Set problem: Output the material word for word. Leave each picture out.

Provided material:
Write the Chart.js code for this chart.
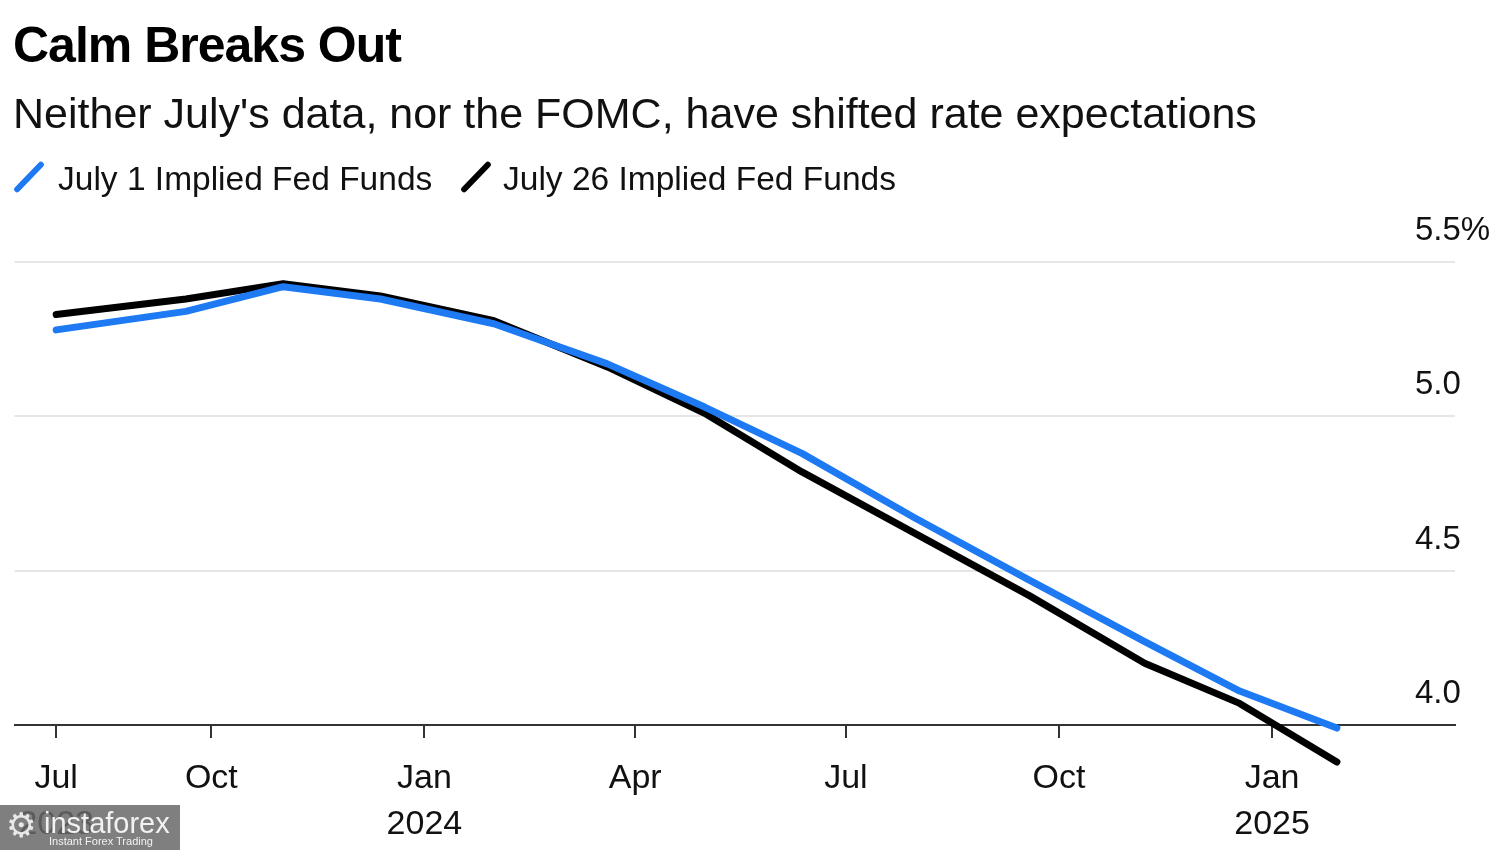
<!DOCTYPE html>
<html>
<head>
<meta charset="utf-8">
<script src="https://cdn.jsdelivr.net/npm/chart.js@4.4.1/dist/chart.umd.min.js"></script>
<style>
  body { margin: 0; background: #fff; font-family: "Liberation Sans", Arial, sans-serif; color: #111; }
  #wrap { position: relative; width: 1500px; height: 850px; overflow: hidden; }
  #chartBox { position: absolute; left: 0; top: 0; width: 1500px; height: 850px; }
  .txt { position: absolute; white-space: nowrap; line-height: 1; }
  #title { left: 13px; top: 20px; font-size: 50px; font-weight: bold; letter-spacing: -1px; color: #000; }
  #subtitle { left: 13px; top: 92px; font-size: 43px; color: #111; }
  .legText { top: 162px; font-size: 33.5px; color: #111; }
  .legMark { position: absolute; width: 40px; height: 6px; border-radius: 3px; transform: rotate(-46deg); }
  #mark { position: absolute; left: 0; top: 805px; width: 180px; height: 45px; background: rgba(105,105,105,0.85); color: #f2f2f2; }
  #mark .gear { position: absolute; left: 6px; top: 3px; font-family: "DejaVu Sans"; font-size: 34px; line-height: 1; color: #e8e8e8; }
  #mark .name { position: absolute; left: 44px; top: 4px; font-size: 29px; line-height: 1; }
  #mark .sub { position: absolute; left: 49px; top: 31px; font-size: 11px; line-height: 1; }
</style>
</head>
<body>
<div id="wrap">
  <div id="chartBox"><canvas id="chart"></canvas></div>
  <div class="txt" id="title">Calm Breaks Out</div>
  <div class="txt" id="subtitle">Neither July's data, nor the FOMC, have shifted rate expectations</div>
  <div class="legMark" style="left:9px; top:174px; background:#1d7af3;"></div>
  <div class="txt legText" style="left:58px;">July 1 Implied Fed Funds</div>
  <div class="legMark" style="left:456px; top:174px; background:#000;"></div>
  <div class="txt legText" style="left:503px;">July 26 Implied Fed Funds</div>
  <div id="mark"><span class="gear">⚙</span><span class="name">instaforex</span><span class="sub">Instant Forex Trading</span></div>
</div>
<script>
// FOMC meeting dates and implied fed funds rate (%)
const fomcDates = ['2023-07-26', '2023-09-20', '2023-11-01', '2023-12-13', '2024-01-31', '2024-03-20',
                   '2024-05-01', '2024-06-12', '2024-07-31', '2024-09-18', '2024-11-07', '2024-12-18', '2025-01-29'];
const july1Rates = [5.28, 5.34, 5.42, 5.38, 5.30, 5.17, 5.03, 4.88, 4.67, 4.47, 4.27, 4.11, 3.99];
const july26Rates = [5.33, 5.38, 5.43, 5.39, 5.31, 5.16, 5.01, 4.82, 4.62, 4.42, 4.20, 4.07, 3.88];

const tickDates = ['2023-07-26', '2023-10-01', '2024-01-01', '2024-04-01', '2024-07-01', '2024-10-01', '2025-01-01'];
const tickLabels = [['Jul', '2023'], 'Oct', ['Jan', '2024'], 'Apr', 'Jul', 'Oct', ['Jan', '2025']];
const yTickValues = [4.0, 4.5, 5.0, 5.5];
const yTickLabels = ['4.0', '4.5', '5.0', '5.5%'];

const FONT = '"Liberation Sans", Arial, sans-serif';

function day(s) {
    return Date.parse(s + 'T00:00:00Z') / 86400000;
}

function toPoints(values) {
    return values.map((v, i) => ({x: day(fomcDates[i]), y: v}));
}

// y labels sit just above their gridlines, near the right edge
const yLabelPlugin = {
    id: 'yLabels',
    afterDraw(chart) {
        const {ctx, chartArea} = chart;
        const y = chart.scales.y;
        ctx.save();
        ctx.font = '33px ' + FONT;
        ctx.fillStyle = '#111';
        ctx.textAlign = 'left';
        ctx.textBaseline = 'middle';
        yTickValues.forEach((v, i) => {
            ctx.fillText(yTickLabels[i], chartArea.right - 40, y.getPixelForValue(v) - 31);
        });
        ctx.restore();
    }
};

const lineStyle = {
    borderWidth: 7,
    pointRadius: 0,
    tension: 0,
    clip: false,
    borderJoinStyle: 'round',
    borderCapStyle: 'round'
};

new Chart(document.getElementById('chart'), {
    type: 'line',
    data: {
        datasets: [
            {label: 'July 1 Implied Fed Funds', data: toPoints(july1Rates), borderColor: '#1d7af3', ...lineStyle},
            {label: 'July 26 Implied Fed Funds', data: toPoints(july26Rates), borderColor: '#000', ...lineStyle}
        ]
    },
    options: {
        responsive: true,
        maintainAspectRatio: false,
        animation: false,
        layout: {padding: {top: 262, left: 13, right: 45, bottom: 5}},
        plugins: {
            legend: {display: false},
            tooltip: {enabled: false}
        },
        scales: {
            x: {
                type: 'linear',
                min: day('2023-07-08'),
                max: day('2025-03-21'),
                afterBuildTicks: (scale) => {
                    scale.ticks = tickDates.map(d => ({value: day(d)}));
                },
                afterFit: (scale) => {
                    scale.height = 120;
                },
                ticks: {
                    autoSkip: false,
                    maxRotation: 0,
                    padding: 18,
                    color: '#111',
                    font: {family: FONT, size: 34, lineHeight: 1.35},
                    callback: (value, index) => tickLabels[index]
                },
                grid: {drawOnChartArea: false, drawTicks: true, tickLength: 13, color: '#333', lineWidth: 2},
                border: {display: true, color: '#333', width: 2}
            },
            y: {
                position: 'right',
                min: 4.0,
                max: 5.5,
                afterBuildTicks: (scale) => {
                    scale.ticks = yTickValues.map(v => ({value: v}));
                },
                afterFit: (scale) => {
                    scale.width = 0;
                },
                ticks: {display: false},
                grid: {color: '#e6e6e6', lineWidth: 2, drawTicks: false},
                border: {display: false}
            }
        }
    },
    plugins: [yLabelPlugin]
});
</script>
</body>
</html>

Expected answer:
Write the Chart.js code for this chart.
<!DOCTYPE html>
<html>
<head>
<meta charset="utf-8">
<script src="https://cdn.jsdelivr.net/npm/chart.js@4.4.1/dist/chart.umd.min.js"></script>
<style>
  body { margin: 0; background: #fff; font-family: "Liberation Sans", Arial, sans-serif; color: #111; }
  #wrap { position: relative; width: 1500px; height: 850px; overflow: hidden; }
  #chartBox { position: absolute; left: 0; top: 0; width: 1500px; height: 850px; }
  .txt { position: absolute; white-space: nowrap; line-height: 1; }
  #title { left: 13px; top: 20px; font-size: 50px; font-weight: bold; letter-spacing: -1px; color: #000; }
  #subtitle { left: 13px; top: 92px; font-size: 43px; color: #111; }
  .legText { top: 162px; font-size: 33.5px; color: #111; }
  .legMark { position: absolute; width: 40px; height: 6px; border-radius: 3px; transform: rotate(-46deg); }
  #mark { position: absolute; left: 0; top: 805px; width: 180px; height: 45px; background: rgba(105,105,105,0.85); color: #f2f2f2; }
  #mark .gear { position: absolute; left: 6px; top: 3px; font-family: "DejaVu Sans"; font-size: 34px; line-height: 1; color: #e8e8e8; }
  #mark .name { position: absolute; left: 44px; top: 4px; font-size: 29px; line-height: 1; }
  #mark .sub { position: absolute; left: 49px; top: 31px; font-size: 11px; line-height: 1; }
</style>
</head>
<body>
<div id="wrap">
  <div id="chartBox"><canvas id="chart"></canvas></div>
  <div class="txt" id="title">Calm Breaks Out</div>
  <div class="txt" id="subtitle">Neither July's data, nor the FOMC, have shifted rate expectations</div>
  <div class="legMark" style="left:9px; top:174px; background:#1d7af3;"></div>
  <div class="txt legText" style="left:58px;">July 1 Implied Fed Funds</div>
  <div class="legMark" style="left:456px; top:174px; background:#000;"></div>
  <div class="txt legText" style="left:503px;">July 26 Implied Fed Funds</div>
  <div id="mark"><span class="gear">⚙</span><span class="name">instaforex</span><span class="sub">Instant Forex Trading</span></div>
</div>
<script>
// FOMC meeting dates and implied fed funds rate (%)
const fomcDates = ['2023-07-26', '2023-09-20', '2023-11-01', '2023-12-13', '2024-01-31', '2024-03-20',
                   '2024-05-01', '2024-06-12', '2024-07-31', '2024-09-18', '2024-11-07', '2024-12-18', '2025-01-29'];
const july1Rates = [5.28, 5.34, 5.42, 5.38, 5.30, 5.17, 5.03, 4.88, 4.67, 4.47, 4.27, 4.11, 3.99];
const july26Rates = [5.33, 5.38, 5.43, 5.39, 5.31, 5.16, 5.01, 4.82, 4.62, 4.42, 4.20, 4.07, 3.88];

const tickDates = ['2023-07-26', '2023-10-01', '2024-01-01', '2024-04-01', '2024-07-01', '2024-10-01', '2025-01-01'];
const tickLabels = [['Jul', '2023'], 'Oct', ['Jan', '2024'], 'Apr', 'Jul', 'Oct', ['Jan', '2025']];
const yTickValues = [4.0, 4.5, 5.0, 5.5];
const yTickLabels = ['4.0', '4.5', '5.0', '5.5%'];

const FONT = '"Liberation Sans", Arial, sans-serif';

function day(s) {
    return Date.parse(s + 'T00:00:00Z') / 86400000;
}

function toPoints(values) {
    return values.map((v, i) => ({x: day(fomcDates[i]), y: v}));
}

// y labels sit just above their gridlines, near the right edge
const yLabelPlugin = {
    id: 'yLabels',
    afterDraw(chart) {
        const {ctx, chartArea} = chart;
        const y = chart.scales.y;
        ctx.save();
        ctx.font = '33px ' + FONT;
        ctx.fillStyle = '#111';
        ctx.textAlign = 'left';
        ctx.textBaseline = 'middle';
        yTickValues.forEach((v, i) => {
            ctx.fillText(yTickLabels[i], chartArea.right - 40, y.getPixelForValue(v) - 31);
        });
        ctx.restore();
    }
};

const lineStyle = {
    borderWidth: 7,
    pointRadius: 0,
    tension: 0,
    clip: false,
    borderJoinStyle: 'round',
    borderCapStyle: 'round'
};

new Chart(document.getElementById('chart'), {
    type: 'line',
    data: {
        datasets: [
            {label: 'July 1 Implied Fed Funds', data: toPoints(july1Rates), borderColor: '#1d7af3', ...lineStyle},
            {label: 'July 26 Implied Fed Funds', data: toPoints(july26Rates), borderColor: '#000', ...lineStyle}
        ]
    },
    options: {
        responsive: true,
        maintainAspectRatio: false,
        animation: false,
        layout: {padding: {top: 262, left: 13, right: 45, bottom: 5}},
        plugins: {
            legend: {display: false},
            tooltip: {enabled: false}
        },
        scales: {
            x: {
                type: 'linear',
                min: day('2023-07-08'),
                max: day('2025-03-21'),
                afterBuildTicks: (scale) => {
                    scale.ticks = tickDates.map(d => ({value: day(d)}));
                },
                afterFit: (scale) => {
                    scale.height = 120;
                },
                ticks: {
                    autoSkip: false,
                    maxRotation: 0,
                    padding: 18,
                    color: '#111',
                    font: {family: FONT, size: 34, lineHeight: 1.35},
                    callback: (value, index) => tickLabels[index]
                },
                grid: {drawOnChartArea: false, drawTicks: true, tickLength: 13, color: '#333', lineWidth: 2},
                border: {display: true, color: '#333', width: 2}
            },
            y: {
                position: 'right',
                min: 4.0,
                max: 5.5,
                afterBuildTicks: (scale) => {
                    scale.ticks = yTickValues.map(v => ({value: v}));
                },
                afterFit: (scale) => {
                    scale.width = 0;
                },
                ticks: {display: false},
                grid: {color: '#e6e6e6', lineWidth: 2, drawTicks: false},
                border: {display: false}
            }
        }
    },
    plugins: [yLabelPlugin]
});
</script>
</body>
</html>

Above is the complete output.